By saying “…a corporation and other corporations directly or indirectly….controlled by the same…group….” the Lands Protection Act is clarifying that it doesn’t matter how many independent corporate entities are involved in determining whether the applicant seeking to purchase or lease land is still within the 3,000 acre limit of arable land specified in the Act for corporations; but rather, the particular individuals involved in the transaction and their relationship to one another. More precisely, the issue is whether the land in question is, or will be, controlled by “…the same person, group or organization.” 

The fact that three Irving-owned companies first sought these 2,200 acres of land helps to see how the interconnected nature of the family business constitutes a “group”.  The fact that this more recent second strategy to acquire the land only involved one Irving family member [Rebecca] from the original three applicants [Rebecca; Elizabeth and Mary-Jean] changes nothing, especially considering the purchase price was over 5 million.  Just think about it for a minute: how does a person in their mid-twenties amass that kind of capital?

How much clearer can the letter of the law be? It says that a group of companies with the same people controlling them shall be deemed to be one corporation.  One corporation means a 3,000 acre limit of arable land.  That’s exactly what we have in play in this case: one “corporation” controlled by the same group – the Irving family.     

This is the reasoning provided by former Liberal Minister (Richard Brown) to explain why IRAC and Executive Council turned down the three-company Irving application for this same 2200 acres in April, 2019. Despite the fact that three corporations were involved in the purchase, in consideration of the legal definition of “corporation” found in the Act, IRAC determined that – as Brown put it – “The beneficial owners are one family, basically.
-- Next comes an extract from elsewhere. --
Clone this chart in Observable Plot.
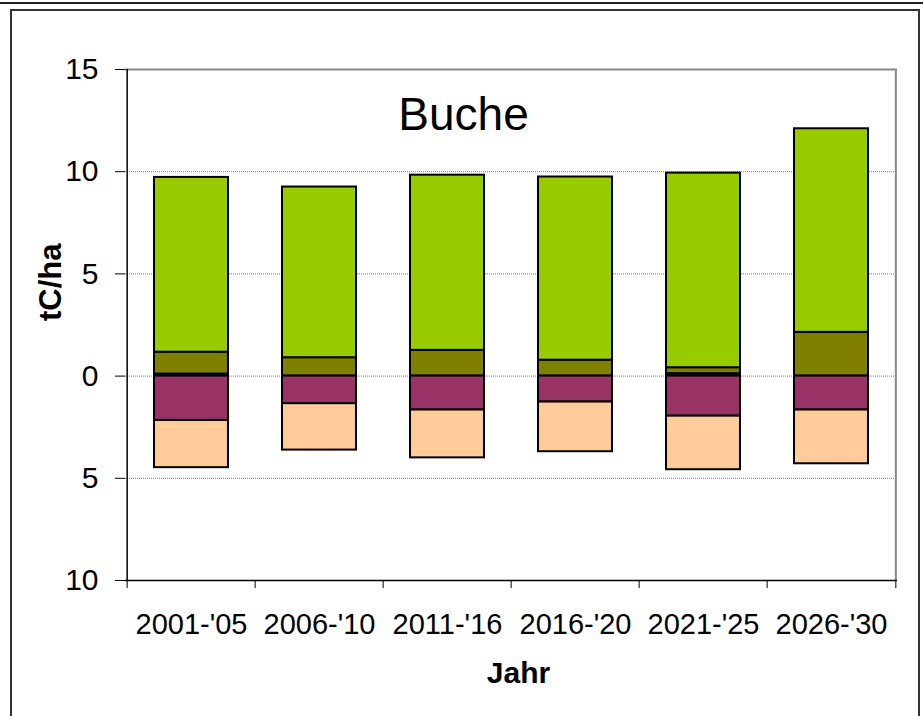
<!DOCTYPE html>
<html><head><meta charset="utf-8">
<script src="https://cdn.jsdelivr.net/npm/d3@7"></script>
<script src="https://cdn.jsdelivr.net/npm/@observablehq/plot@0.6"></script>
<style>
body{margin:0;background:#fff;}
#wrap{position:relative;width:923px;height:716px;overflow:hidden;font-family:"Liberation Sans",Arial,sans-serif;background:#fff;}
#topline{position:absolute;left:0;top:2px;width:923px;height:0;border-top:2px solid #222;}
#box{position:absolute;left:10px;top:9px;width:910px;height:730px;border:2px solid #333;box-sizing:border-box;}
#chart{position:absolute;left:0;top:0;}
</style></head><body>
<div id="wrap"><div id="topline"></div><div id="box"></div><div id="chart"></div></div>
<script>
const years = ["2001-'05","2006-'10","2011-'16","2016-'20","2021-'25","2026-'30"];
const seriesNames = ["dark","olive","green","purple","peach"];
const seriesColors = ["#333300","#808000","#99CC00","#993366","#FFCC99"];
const darkVals   = [0.10, 0, 0, 0, 0.12, 0];
const oliveVals  = [1.07, 0.90, 1.26, 0.78, 0.29, 2.14];
const greenVals  = [8.55, 8.35, 8.57, 8.96, 9.52, 9.96];
const purpleVals = [-2.17, -1.35, -1.66, -1.27, -1.96, -1.66];
const peachVals  = [-2.31, -2.27, -2.34, -2.43, -2.62, -2.63];
const yTicks = [-10, -5, 0, 5, 10, 15];
const gridVals = [10, 5, 0, -5];
const titleText = "Buche";
const yLabel = "tC/ha";
const xLabel = "Jahr";

const valueLists = [darkVals, oliveVals, greenVals, purpleVals, peachVals];
const data = [];
years.forEach((yr, i) => {
  seriesNames.forEach((s, j) => {
    const v = valueLists[j][i];
    if (v !== 0) data.push({year: yr, series: s, value: v});
  });
});

const W = 923, H = 716, mL = 125, mR = 26, mT = 69, mB = 136;
const step = (W - mL - mR) / years.length;
const first = [years[0]], last = [years[years.length - 1]];

const chart = Plot.plot({
  width: W, height: H,
  marginLeft: mL, marginRight: mR, marginTop: mT, marginBottom: mB,
  style: {fontFamily: "'Liberation Sans', Arial, sans-serif", color: "#000", background: "transparent"},
  x: {domain: years, paddingInner: 0.42, paddingOuter: 0.21},
  y: {domain: [-10, 15]},
  color: {domain: seriesNames, range: seriesColors},
  marks: [
    Plot.ruleY(gridVals, {stroke: "#808080", strokeWidth: 1, strokeDasharray: "1,1"}),
    Plot.ruleY([15], {stroke: "#888", strokeWidth: 2}),
    Plot.ruleX(last, {x: d => d, dx: step / 2, y1: -10, y2: 15, stroke: "#888", strokeWidth: 2}),
    Plot.barY(data, {x: "year", y: "value", fill: "series", stroke: "#000", strokeWidth: 2}),
    Plot.ruleY([-10], {stroke: "#000", strokeWidth: 1.5}),
    Plot.ruleX(first, {x: d => d, dx: -step / 2, y1: -10, y2: 15, stroke: "#000", strokeWidth: 1.5}),
    Plot.ruleX(years, {x: d => d, dx: -step / 2, y1: -10, y2: -10.4, stroke: "#000", strokeWidth: 1}),
    Plot.ruleX(last, {x: d => d, dx: step / 2, y1: -10, y2: -10.4, stroke: "#000", strokeWidth: 1}),
    Plot.axisY({ticks: yTicks, tickFormat: d => Math.abs(d), tickSize: 10, tickPadding: 17, fontSize: 30, label: null}),
    Plot.axisX({tickSize: 0, tickPadding: 33, fontSize: 29, label: null}),
    Plot.text([titleText], {frameAnchor: "top", dx: -48, dy: 46, fontSize: 46, lineAnchor: "middle", fill: "#000"}),
    Plot.text([yLabel], {frameAnchor: "left", dx: -74, dy: -4, rotate: -90, fontSize: 31, fontWeight: "bold", lineAnchor: "middle", fill: "#000"}),
    Plot.text([xLabel], {frameAnchor: "bottom", dx: 7, dy: 93, fontSize: 30, fontWeight: "bold", lineAnchor: "middle", fill: "#000"})
  ]
});
document.getElementById("chart").appendChild(chart);
</script>
</body></html>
The Irving spokesperson on the matter, Geoffrey Connolly, totally ignores this line of reasoning rooted in both the spirit and letter of the Lands Protection Act, and is quick to subscribe to the vague “loophole explanation” theory for Irving’s purchase; but again, Connolly doesn’t say what that loophole is.
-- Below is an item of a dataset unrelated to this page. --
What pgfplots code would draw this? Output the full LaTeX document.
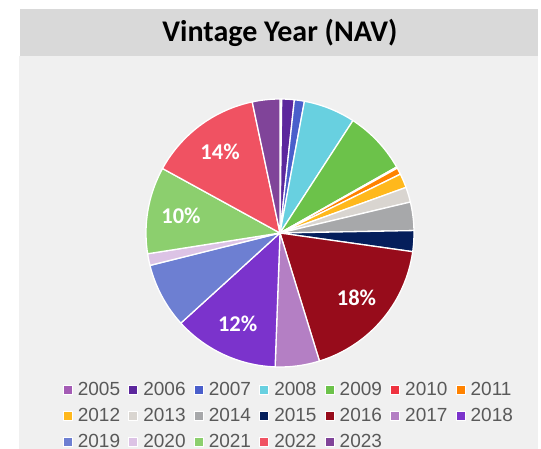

In a Guardian article with the title “‘Loophole’ in Act allowed sale of P.E.I. land to Irving-affiliated company,” we read:

“Geoffrey Connolly, a Haslemere Farms representative, did not dispute that the transaction was allowed due to a “loophole” in the Lands Protection Act.

Keep in mind that Connolly is not only a partner in the Stewart McKelvey law firm, he is also a shareholder in Irving-owned Indian River Farms, and an corporate officer with Irving-owned Long River Farms.

I’m sure that Connolly and select members of the Irving family would much prefer  a loophole in the Lands Protection Act that can be exploited to their advantage: that way, although perhaps still not very savoury or ethical in the eyes of most Islanders, at least the purchase would be”technically” legal.

But what if there is no loophole in the Lands Protection Act to explain Irving’s purchase without government approval? What if the law was broken?   That’s a whole lot more serious for both the Irvings and Connolly.

So I’m throwing out a challenge to Geoffrey Connolly or any member of the Irving family, or perhaps a senior member of the government (e.g., Minister or Premier): If Irving acquired the 2,200 acres as a result of an existing “loophole” in the Lands Protection Act, can you please point out exactly what that loophole is, and where it can be found in the Act?

From where I’m looking, it appears you didn’t exploit a loophole in the Lands Protection Act for your client Mr. Connolly, you helped your client break the law.


  1. I’d be totally surprised if Geoff Connolly had done or advised anything that would amount to “breaking the law”. He’s a very competent, ethical and totally honest lawyer. The Lands Protection Act is old and full of “loopholes”. I have no idea of what part, if any, he took in the transaction, but I know that it was entirely appropriate, because he’s not the kind of person who would act otherwise.